Directors observed that flexible labor and product markets are critical in a country where there is no nominal exchange rate flexibility and, consequently, it is important for Estonia to maintain the high degree of market flexibility that has been achieved. They also noted the need to keep wage increases in line with productivity increases, if Estonia is to remain competitive. Directors were supportive of Estonia's recent steps to increase employment through active labor market policies. They also welcomed the planned reforms to increase competition in the electricity and telecommunications sectors.
Republic of Estonia: Selected Economic Indicators
Sources: Estonian authorities, and IMF staff estimates.
1/From INS, export-share weighted CPI real exchange rate against 15 major trading partners.

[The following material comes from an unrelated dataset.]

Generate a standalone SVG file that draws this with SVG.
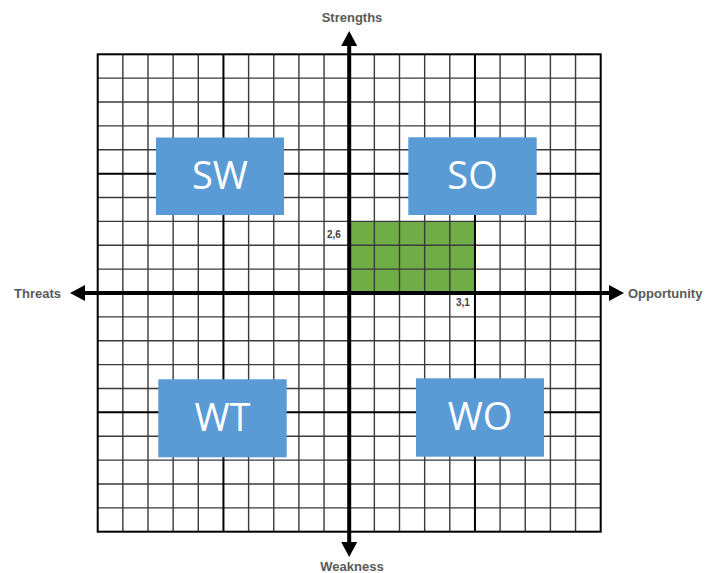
<svg xmlns="http://www.w3.org/2000/svg" width="710" height="573" viewBox="0 0 710 573">
<style>
.thin{stroke:#3a3a3a;stroke-width:1.4;fill:none}
.thick{stroke:#000;stroke-width:2;fill:none}
.axis{stroke:#000;stroke-width:4;fill:none}
.head{fill:#000}
.lbl{font-family:"Liberation Sans",Arial,sans-serif;font-weight:bold;font-size:13px;fill:#595959}
.coord{font-family:"Liberation Sans",Arial,sans-serif;font-weight:bold;font-size:10px;fill:#404040}
.box{fill:#5B9BD5}
.boxt{font-family:"Open Sans","Liberation Sans",Arial,sans-serif;font-size:38px;fill:#fff;text-anchor:middle}
</style>
<rect width="710" height="573" fill="#fff"/>
<g id="green-area">
<rect x="349.2" y="221.4" width="125.75" height="71.6" fill="#70AD47"/>
</g>
<g id="grid">
<path class="thin" d="M122.85 54.3V531.7M148 54.3V531.7M173.15 54.3V531.7M198.3 54.3V531.7M248.6 54.3V531.7M273.75 54.3V531.7M298.9 54.3V531.7M324.05 54.3V531.7M374.35 54.3V531.7M399.5 54.3V531.7M424.65 54.3V531.7M449.8 54.3V531.7M500.1 54.3V531.7M525.25 54.3V531.7M550.4 54.3V531.7M575.55 54.3V531.7"/>
<path class="thin" d="M97.7 78.17H600.7M97.7 102.04H600.7M97.7 125.91H600.7M97.7 149.78H600.7M97.7 197.52H600.7M97.7 221.39H600.7M97.7 245.26H600.7M97.7 269.13H600.7M97.7 316.87H600.7M97.7 340.74H600.7M97.7 364.61H600.7M97.7 388.48H600.7M97.7 436.22H600.7M97.7 460.09H600.7M97.7 483.96H600.7M97.7 507.83H600.7"/>
<path class="thick" d="M223.45 54.3V531.7M474.95 54.3V531.7M97.7 173.65H600.7M97.7 412.35H600.7"/>
<rect class="thick" x="97.7" y="54.3" width="503" height="477.4"/>
</g>
<g id="connectors">
<path class="axis" d="M349.2 44V545"/>
<polygon class="head" points="349.2,31 341.2,46 357.2,46"/>
<polygon class="head" points="349.2,557 341.2,542 357.2,542"/>
<path class="axis" d="M83 293H611"/>
<polygon class="head" points="70,293 85,285 85,301"/>
<polygon class="head" points="624,293 609,285 609,301"/>
</g>
<g id="label-strengths"><text class="lbl" x="352" y="22" text-anchor="middle">Strengths</text></g>
<g id="label-weakness"><text class="lbl" x="352" y="571" text-anchor="middle">Weakness</text></g>
<g id="label-threats"><text class="lbl" x="14" y="298">Threats</text></g>
<g id="label-opportunity"><text class="lbl" x="628" y="298">Opportunity</text></g>
<g id="coord-26"><text class="coord" x="327" y="238">2,6</text></g>
<g id="coord-31"><text class="coord" x="456" y="306">3,1</text></g>
<g id="node-sw"><rect class="box" x="156" y="137.5" width="128" height="77.5"/><text class="boxt" x="220" y="189">SW</text></g>
<g id="node-so"><rect class="box" x="408.3" y="137.3" width="128.4" height="77.7"/><text class="boxt" x="472.5" y="189">SO</text></g>
<g id="node-wt"><rect class="box" x="158.3" y="379.3" width="128.4" height="78"/><text class="boxt" x="222.5" y="431">WT</text></g>
<g id="node-wo"><rect class="box" x="416" y="378.3" width="128" height="78.4"/><text class="boxt" x="480" y="430">WO</text></g>
</svg>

1 Under Article IV of the IMF's Articles of Agreement, the IMF holds bilateral discussions with members, usually every year. A staff team visits the country, collects economic and financial information, and discusses with officials the country's economic developments and policies. On return to headquarters, the staff prepares a report, which forms the basis for discussion by the Executive Board. At the conclusion of the discussion, the Managing Director, as Chairman of the Board, summarizes the views of Executive Directors, and this summary is transmitted to the country's authorities. This PIN summarizes the views of the Executive Board as expressed during the Executive Board discussion based on the staff report.